Speaker: Alistair Kennedy
University of Toronto
Title: Measuring Semantic Relatedness Across Languages
Measures of Semantic Relatedness are well established in Natural Language Processing. Their purpose is to determine the degree of relatedness between two words, without specifying the nature of their relationship. One method of accomplishing this is to use a word's distribution to determine its meaning. Distributional measures of semantic relatedness represent words as weighted vectors of the contexts in which that word appears. The relatedness between two words is determined by their vector distance. One limitation of distributional measures is that they are successful only between pairs of words in a single language, as contexts between two languages are not usually comparable.
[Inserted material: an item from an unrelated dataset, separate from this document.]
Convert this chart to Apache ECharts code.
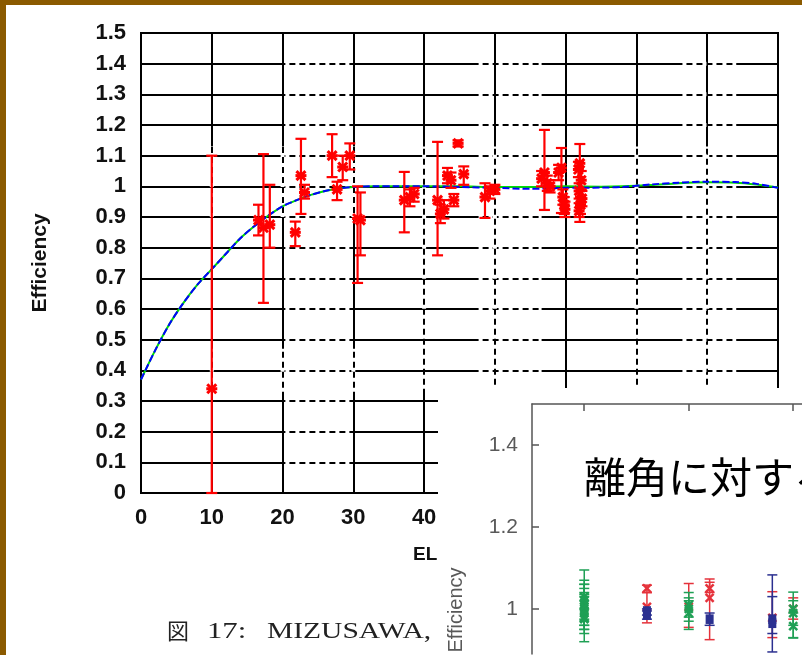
<!DOCTYPE html>
<html>
<head>
<meta charset="utf-8">
<script src="https://cdn.jsdelivr.net/npm/echarts@6/dist/echarts.min.js"></script>
<style>
  html, body { margin: 0; padding: 0; background: #fff; }
  #chart { width: 802px; height: 655px; }
</style>
</head>
<body>
<div id="chart"></div>
<script>
// ---------- EL dependence of efficiency (main plot) ----------
const elTicks = [0, 10, 20, 30, 40, 50, 60, 70, 80, 90];
const effTicks = [0, 0.1, 0.2, 0.3, 0.4, 0.5, 0.6, 0.7, 0.8, 0.9, 1.0, 1.1, 1.2, 1.3, 1.4, 1.5];

// measured points: elevation [deg], efficiency, lower / upper error limits
const elDeg   = [10.0, 16.6, 17.3, 18.2, 21.8, 22.6, 23.1, 27.0, 27.7, 28.5, 29.5, 30.6, 31.0,
                 37.2, 38.0, 38.6, 41.9, 42.3, 42.8, 43.3, 43.8, 44.2, 44.8, 45.6, 48.6, 49.3, 50.0,
                 57.0, 56.6, 57.4, 57.8, 59.4, 59.0, 59.6, 59.8, 59.9, 62.0, 61.8, 62.2, 61.9, 62.3, 62.1, 61.9];
const effVal  = [0.34, 0.89, 0.865, 0.875, 0.85, 1.035, 0.98, 1.10, 0.99, 1.063, 1.10, 0.895, 0.89,
                 0.955, 0.965, 0.975, 0.955, 0.91, 0.925, 1.035, 1.02, 0.955, 1.14, 1.04, 0.965, 0.985, 0.99,
                 1.045, 1.025, 1.01, 1.0, 1.06, 1.045, 0.965, 0.94, 0.925, 1.075, 1.055, 1.02, 0.985, 0.96, 0.94, 0.92];
const effLow  = [0.0, 0.84, 0.62, 0.80, 0.805, 0.91, 0.96, 1.03, 0.955, 1.02, 1.055, 0.685, 0.775,
                 0.85, 0.935, 0.95, 0.775, 0.88, 0.895, 1.01, 0.995, 0.935, 1.13, 1.005, 0.897, 0.96, 0.975,
                 0.923, 1.0, 0.985, 0.98, 0.913, 1.02, 0.94, 0.91, 0.9, 0.884, 1.03, 0.99, 0.96, 0.935, 0.91, 0.9];
const effHigh = [1.10, 0.94, 1.105, 1.005, 0.885, 1.155, 1.005, 1.17, 1.015, 1.10, 1.14, 1.0, 0.98,
                 1.047, 0.99, 0.995, 1.145, 0.94, 0.955, 1.06, 1.045, 0.975, 1.15, 1.065, 1.01, 1.0, 1.005,
                 1.184, 1.05, 1.035, 1.02, 1.125, 1.07, 0.99, 0.965, 0.95, 1.138, 1.08, 1.05, 1.01, 0.985, 0.965, 0.945];

// fitted efficiency curves
const fitEl    = [0, 2, 4, 6, 8, 10, 12, 14, 16, 18, 20, 22, 24, 26, 28, 30, 33, 36, 40, 45, 50, 55, 60, 65, 68, 72, 76, 80, 84, 87, 90];
const fitBlue  = [0.37, 0.465, 0.55, 0.62, 0.68, 0.73, 0.78, 0.83, 0.87, 0.905, 0.935, 0.955, 0.972, 0.985, 0.993, 0.998,
                  1.0, 1.0, 1.0, 0.998, 0.995, 0.992, 0.995, 0.996, 0.998, 1.006, 1.012, 1.015, 1.014, 1.008, 0.995];
const fitGreen = [0.37, 0.465, 0.55, 0.62, 0.68, 0.73, 0.78, 0.83, 0.87, 0.905, 0.935, 0.955, 0.972, 0.985, 0.993, 0.998,
                  1.0, 1.0, 1.0, 1.0, 0.998, 0.998, 1.0, 0.999, 1.0, 1.004, 1.01, 1.013, 1.012, 1.006, 0.996];

// ---------- separation-angle plot (inset) ----------
const sepTicks = [10, 20, 30];
const insetEffTicks = [1.0, 1.2, 1.4];
const greenAng = [10, 10, 10, 10, 10, 10, 10, 10, 10, 20, 20, 20, 30, 30, 30];
const greenEff = [1.00, 0.98, 1.02, 0.99, 1.01, 0.975, 1.03, 0.995, 1.005, 1.0, 1.01, 0.99, 1.0, 0.958, 0.99];
const greenLo  = [0.92, 0.94, 0.96, 0.95, 0.96, 0.95, 1.0, 0.97, 0.975, 0.95, 0.98, 0.97, 0.929, 0.93, 0.96];
const greenHi  = [1.095, 1.06, 1.07, 1.04, 1.05, 1.03, 1.06, 1.02, 1.035, 1.027, 1.04, 1.02, 1.041, 0.99, 1.02];
const redAng   = [16, 16, 20, 22, 22, 28, 30];
const redEff   = [1.05, 1.005, 1.005, 1.05, 1.027, 0.978, 1.0];
const redLo    = [1.04, 0.966, 0.955, 1.04, 0.925, 0.93, 0.975];
const redHi    = [1.058, 1.04, 1.062, 1.065, 1.073, 1.042, 1.027];
const blueAng  = [16, 16, 22, 28, 28];
const blueEff  = [0.995, 0.985, 0.975, 0.975, 0.965];
const blueLo   = [0.985, 0.975, 0.96, 0.895, 0.94];
const blueHi   = [1.0, 0.995, 0.99, 1.083, 1.03];

// ---------- helpers ----------
const rows = (xs, ys, lo, hi) => xs.map((x, i) => [x, ys[i], lo[i], hi[i]]);

function markerShape(kind, cx, cy, h, color, lw) {
  if (kind === 'square') {
    return { type: 'rect', shape: { x: cx - h, y: cy - h * 1.2, width: 2 * h, height: 2.4 * h },
             style: { fill: color } };
  }
  const parts = [
    { type: 'line', shape: { x1: cx - h, y1: cy - h, x2: cx + h, y2: cy + h }, style: { stroke: color, lineWidth: lw } },
    { type: 'line', shape: { x1: cx - h, y1: cy + h, x2: cx + h, y2: cy - h }, style: { stroke: color, lineWidth: lw } }
  ];
  if (kind === 'xbar') {
    parts.push({ type: 'line', shape: { x1: cx - h - 1, y1: cy, x2: cx + h + 1, y2: cy }, style: { stroke: color, lineWidth: lw } });
  }
  return { type: 'group', children: parts };
}

function errorBars(color, kind, cap, lw, mh, mlw) {
  return function (params, api) {
    const x = api.value(0);
    const p = api.coord([x, api.value(1)]);
    const lo = api.coord([x, api.value(2)]);
    const hi = api.coord([x, api.value(3)]);
    const st = { stroke: color, lineWidth: lw };
    return {
      type: 'group',
      children: [
        { type: 'line', shape: { x1: p[0], y1: lo[1], x2: p[0], y2: hi[1] }, style: st },
        { type: 'line', shape: { x1: p[0] - cap, y1: lo[1], x2: p[0] + cap, y2: lo[1] }, style: st },
        { type: 'line', shape: { x1: p[0] - cap, y1: hi[1], x2: p[0] + cap, y2: hi[1] }, style: st },
        markerShape(kind, p[0], p[1], mh, color, mlw)
      ]
    };
  };
}

// dashed stretches of the grid (white gaps laid over the solid grid lines)
const dashLayout = {
  rowsA: [0.1, 0.2, 0.3, 0.4, 0.5, 0.6, 0.7, 0.8, 0.9, 1.0, 1.1, 1.2, 1.3, 1.4],
  spanA: [[20.4, 29.6]],
  rowsB: [0.4, 0.5, 0.6, 0.7, 0.8, 0.9, 1.0, 1.1, 1.2, 1.3, 1.4],
  spanB: [[47.7, 56.6], [76.5, 84.1]],
  colsA: [10, 20, 30],
  colSpanA: [[0.9, 1.13], [0.33, 0.47]],
  colsB: [40, 50, 70, 80],
  colSpanB: [[0.34, 1.13]]
};
const gapSegments = [];
dashLayout.rowsA.forEach(y => dashLayout.spanA.forEach(s => gapSegments.push([s[0], y, s[1], y])));
dashLayout.rowsB.forEach(y => dashLayout.spanB.forEach(s => gapSegments.push([s[0], y, s[1], y])));
dashLayout.colsA.forEach(x => dashLayout.colSpanA.forEach(s => gapSegments.push([x, s[0], x, s[1]])));
dashLayout.colsB.forEach(x => dashLayout.colSpanB.forEach(s => gapSegments.push([x, s[0], x, s[1]])));

const sans = '"Liberation Sans", Arial, sans-serif';
const serif = '"Liberation Serif", "Times New Roman", serif';
const cjk = '"Noto Sans CJK JP", sans-serif';

const chart = echarts.init(document.getElementById('chart'), null, { renderer: 'canvas', width: 802, height: 655 });

chart.setOption({
  animation: false,
  backgroundColor: '#fff',
  grid: [
    { left: 141, top: 33, width: 637, height: 460, show: true, borderColor: '#000', borderWidth: 2, backgroundColor: 'transparent' },
    { left: 532, top: 404, width: 270, height: 250, show: false }
  ],
  xAxis: [
    {
      gridIndex: 0, type: 'value', min: 0, max: 90, interval: 10,
      axisLine: { show: true, lineStyle: { color: '#000', width: 2 } },
      axisTick: { show: false },
      axisLabel: { color: '#111', fontSize: 22, fontWeight: 'bold', fontFamily: sans, margin: 14,
                   customValues: elTicks },
      splitLine: { show: true, lineStyle: { color: '#000', width: 2 } }
    },
    {
      gridIndex: 1, type: 'value', min: 5, max: 30.84, position: 'top', z: 20,
      axisLine: { show: true, lineStyle: { color: '#555', width: 1.5 } },
      axisTick: { show: true, inside: true, length: 7, customValues: sepTicks, lineStyle: { color: '#555', width: 1.5 } },
      axisLabel: { show: false },
      splitLine: { show: false }
    }
  ],
  yAxis: [
    {
      gridIndex: 0, type: 'value', min: 0, max: 1.5, interval: 0.1,
      axisLine: { show: true, lineStyle: { color: '#000', width: 2 } },
      axisTick: { show: false },
      axisLabel: { color: '#111', fontSize: 22, fontWeight: 'bold', fontFamily: sans, margin: 15,
                   customValues: effTicks,
                   formatter: v => (Math.round(v * 10) / 10).toString() },
      splitLine: { show: true, lineStyle: { color: '#000', width: 2 } }
    },
    {
      gridIndex: 1, type: 'value', min: 0.89, max: 1.5, z: 20,
      axisLine: { show: true, lineStyle: { color: '#555', width: 1.5 } },
      axisTick: { show: true, inside: true, length: 7, customValues: insetEffTicks, lineStyle: { color: '#555', width: 1.5 } },
      axisLabel: { color: '#595959', fontSize: 21, fontFamily: sans, margin: 14,
                   customValues: insetEffTicks,
                   formatter: v => (Math.round(v * 10) / 10).toString() },
      splitLine: { show: false }
    }
  ],
  graphic: [
    { type: 'rect', z: 30, shape: { x: 0, y: 0, width: 802, height: 5 }, style: { fill: '#8B5A00' } },
    { type: 'rect', z: 30, shape: { x: 0, y: 0, width: 6, height: 655 }, style: { fill: '#8B5A00' } },
    { type: 'text', z: 5, x: 40, y: 263, rotation: Math.PI / 2,
      style: { text: 'Efficiency', font: 'bold 21px ' + sans, fill: '#111', align: 'center', verticalAlign: 'middle' } },
    { type: 'text', z: 5, x: 413, y: 555,
      style: { text: 'EL', font: 'bold 19px ' + sans, fill: '#111', align: 'left', verticalAlign: 'middle' } },
    { type: 'text', z: 5, x: 167, y: 631,
      style: { text: '図', font: '22px ' + cjk, fill: '#222', align: 'left', verticalAlign: 'middle' } },
    { type: 'text', z: 5, x: 207, y: 632, scaleX: 1.28,
      style: { text: '17:', font: '24px ' + serif, fill: '#222', align: 'left', verticalAlign: 'middle' } },
    { type: 'text', z: 5, x: 267, y: 632, scaleX: 1.23,
      style: { text: 'MIZUSAWA,', font: '24px ' + serif, fill: '#222', align: 'left', verticalAlign: 'middle' } },
    // inset panel
    { type: 'rect', z: 10, shape: { x: 438, y: 388, width: 364, height: 267 }, style: { fill: '#fff' } },
    { type: 'text', z: 22, x: 584, y: 477,
      style: { text: '離角に対する', font: '42px ' + cjk, fill: '#000', align: 'left', verticalAlign: 'middle' } },
    { type: 'text', z: 22, x: 456, y: 610, rotation: Math.PI / 2,
      style: { text: 'Efficiency', font: '20px ' + sans, fill: '#595959', align: 'center', verticalAlign: 'middle' } }
  ],
  series: [
    {
      type: 'custom', xAxisIndex: 0, yAxisIndex: 0, z: 1, silent: true,
      data: gapSegments, encode: { x: [0, 2], y: [1, 3] },
      renderItem: (params, api) => {
        const a = api.coord([api.value(0), api.value(1)]);
        const b = api.coord([api.value(2), api.value(3)]);
        return { type: 'line', shape: { x1: a[0], y1: a[1], x2: b[0], y2: b[1] },
                 style: { stroke: '#fff', lineWidth: 4, lineDash: [4, 6] } };
      }
    },
    {
      type: 'line', xAxisIndex: 0, yAxisIndex: 0, z: 3, showSymbol: false, smooth: 0.3,
      data: fitEl.map((x, i) => [x, fitGreen[i]]),
      lineStyle: { color: '#00dd00', width: 2 }
    },
    {
      type: 'line', xAxisIndex: 0, yAxisIndex: 0, z: 4, showSymbol: false, smooth: 0.3,
      data: fitEl.map((x, i) => [x, fitBlue[i]]),
      lineStyle: { color: '#0000ff', width: 2, type: [7, 3] }
    },
    {
      type: 'custom', xAxisIndex: 0, yAxisIndex: 0, z: 5,
      data: rows(elDeg, effVal, effLow, effHigh), encode: { x: 0, y: [1, 2, 3] },
      renderItem: errorBars('#ff0000', 'xbar', 5.5, 2.2, 4.5, 3)
    },
    {
      type: 'custom', xAxisIndex: 1, yAxisIndex: 1, z: 21,
      data: rows(redAng, redEff, redLo, redHi), encode: { x: 0, y: [1, 2, 3] },
      renderItem: errorBars('#e5323b', 'x', 5, 1.5, 4, 2.5)
    },
    {
      type: 'custom', xAxisIndex: 1, yAxisIndex: 1, z: 22,
      data: rows(blueAng, blueEff, blueLo, blueHi), encode: { x: 0, y: [1, 2, 3] },
      renderItem: errorBars('#2b3090', 'square', 5, 1.5, 4, 2)
    },
    {
      type: 'custom', xAxisIndex: 1, yAxisIndex: 1, z: 23,
      data: rows(greenAng, greenEff, greenLo, greenHi), encode: { x: 0, y: [1, 2, 3] },
      renderItem: errorBars('#1fa055', 'x', 5, 1.5, 4, 2.5)
    }
  ]
});
</script>
</body>
</html>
In this presentation I will describe a novel method of measuring semantic relatedness between pairs of words in two different languages, using distributional relatedness. This new cross-language measure uses pairs of known translations to create a mapping between between distributional representations in two languages. I evaluated this new measure on two data sets. For the first I constructed a data set of cross-language word pairs, with similarity scores, from French and English versions of Rubenstein & Goodenough's data set. My cross-language measure was evaluated based on how closely it correlated to human assigned scores. The second evaluation was to use the cross-language measures to select the correct translation of a word from a set of two candidates. I found that the new cross-language measure outperformed a unilingual baseline on both experiments.